According to the latest data from comScore, Google's Android platform is now the number one smartphone platform in the US:
69.5 million people in the U.S. owned smartphones during the three months ending in February 2011, up 13 percent from the preceding three-month period. Google Android grew 7.0 percentage points since November, strengthening its #1 position with 33.0 percent market share. RIM ranked second with 28.9 percent market share, followed by Apple with 25.2 percent. Microsoft (7.7 percent) and Palm (2.8 percent) rounded out the top five.
That second table showing OEM figures is particularly interesting. Apple gets so much attention that you would think they sell phones to more people than any other manufacturer. But the numbers say differently. They are far from that point, and they are losing the smartphone platform market to many of the same manufacturers they are lagging in the handset market.
Apple took smartphones from the business world and put them firmly into the hands of every day folks. Since then its been a tough battle for handset manufacturers to stay in without drastically changing their strategy. Remember when this was the coolest phone you could buy?
Motorola sold millions of those Razr phones - until the iPhone came out.
With the iPhone, Apple raised the bar beyond anything previously seen on a mobile phone. The whole industry just got pwned.
Motorola wasn't alone, Sony Ericsson, Nokia, Samsung, HTC, LG and everyone else needed to lift their game if they were going to get out of this alive.
Then along came Google and their open source Android saviour.
Android was leaps and bounds ahead of where any of them were going to get on their own - and it came with an App Marketplace. With the operating system being provided for free, the handset manufacturers could spend more of their development budgets on designing better hardware and then customise the Android UI on their handsets so they could differentiate their handsets from the others using the same platform. This has been the best strategy for many handset makers to compete against the iPhone.
Do one thing and do it well
Apple has proven that they are great at concentrating their efforts on one thing and doing that really, really well. This has provided them great benefits in marketing, device compatibility and getting developers to build applications for the App Store. This strategy does have one weakness; there is only one current model of iPhone on the market at any one time.
Apple follows a very structured product release calendar. You can just about set your watch to it. They also have a very methodical product management system.
Just look at iPad 2. What is really different about it from the first iPad?
As far as hardware goes, thats pretty much it.
Look at the differences between the iPhone 3GS to the iPhone 4:
Keep going back through all their product releases and you will start to see a pattern of releasing one or two new features which keeps the hardware at parity at a "good enough" level rest of the market until the release of the next model (which is always at least 12 months away to keep carriers happy as they churn subscribers from one iPhone to the next every 12-24 months). It has been rumoured that the iPhone 5 is being delayed to maximise revenue from the Verizon CDMA iPhone 4.
With each Apple hardware releases comes a new iOS release. Apple doesn't like to iterate the OS out of sync with their hardware. When you buy Apple, you buy the hardware and software as a combined package. And whilst you might be able to run the new iOS version on an older device, it would be a tough sell to get you to buy the new iPhone if it had all the same software features of the old iPhone.
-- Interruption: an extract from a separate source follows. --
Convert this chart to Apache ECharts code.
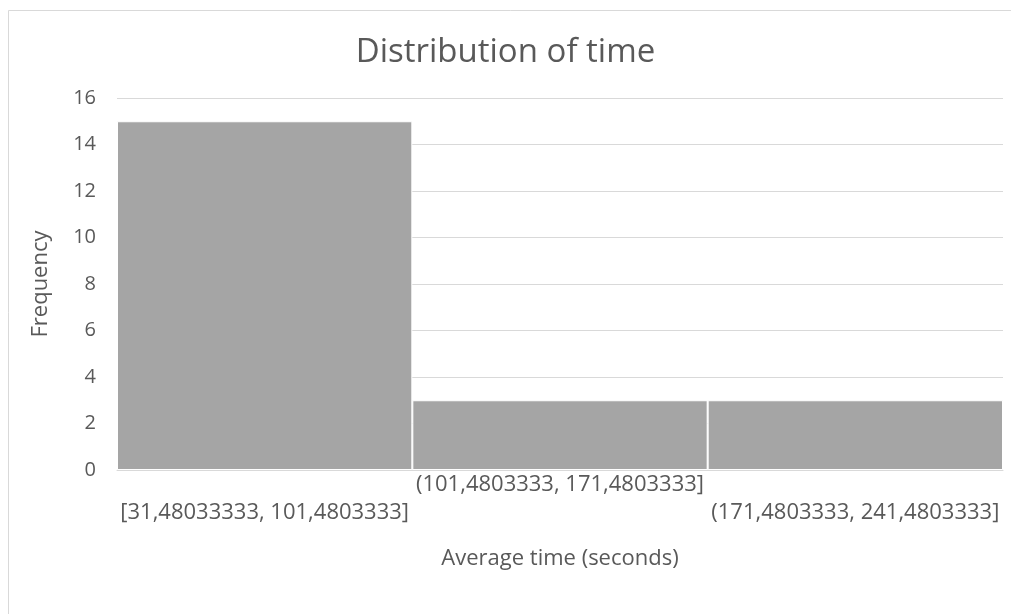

Iterate fast, and iterate often
Google don't sell hardware, so they dont have this problem. Through their rapid software iterations and the constant iterations of multiple hardware partners Google has been able to move quickly through the gaps that Apple has left behind in the marketplace. The Android operating system isn't bound to specific hardware releases so it has been able to innovate and develop very quickly. When the operating system is ready for production it is released to handset manufacturers who start using it in their product lines. There are well over 100 smartphones designed around Android. Apple has released just 4 phones that use iOS.
What if you need a physical keyboard? What if you need a bigger screen? What if you need a smaller handset? What if you need it to be waterproof? What if you dont want to spend more than $500 on a phone?
Using Android, the other handset manufacturers have been able to target these weaknesses in the Apple iPhone by building different devices for different users needs. With Android they have been able to offer what people love about the iPhone, but also all the things that many find are missing from it.
By iterating the operating system without being bound to any specific hardware iteration cycle Google has been able to gain an astounding amount of market share with Android in a very short amount of time.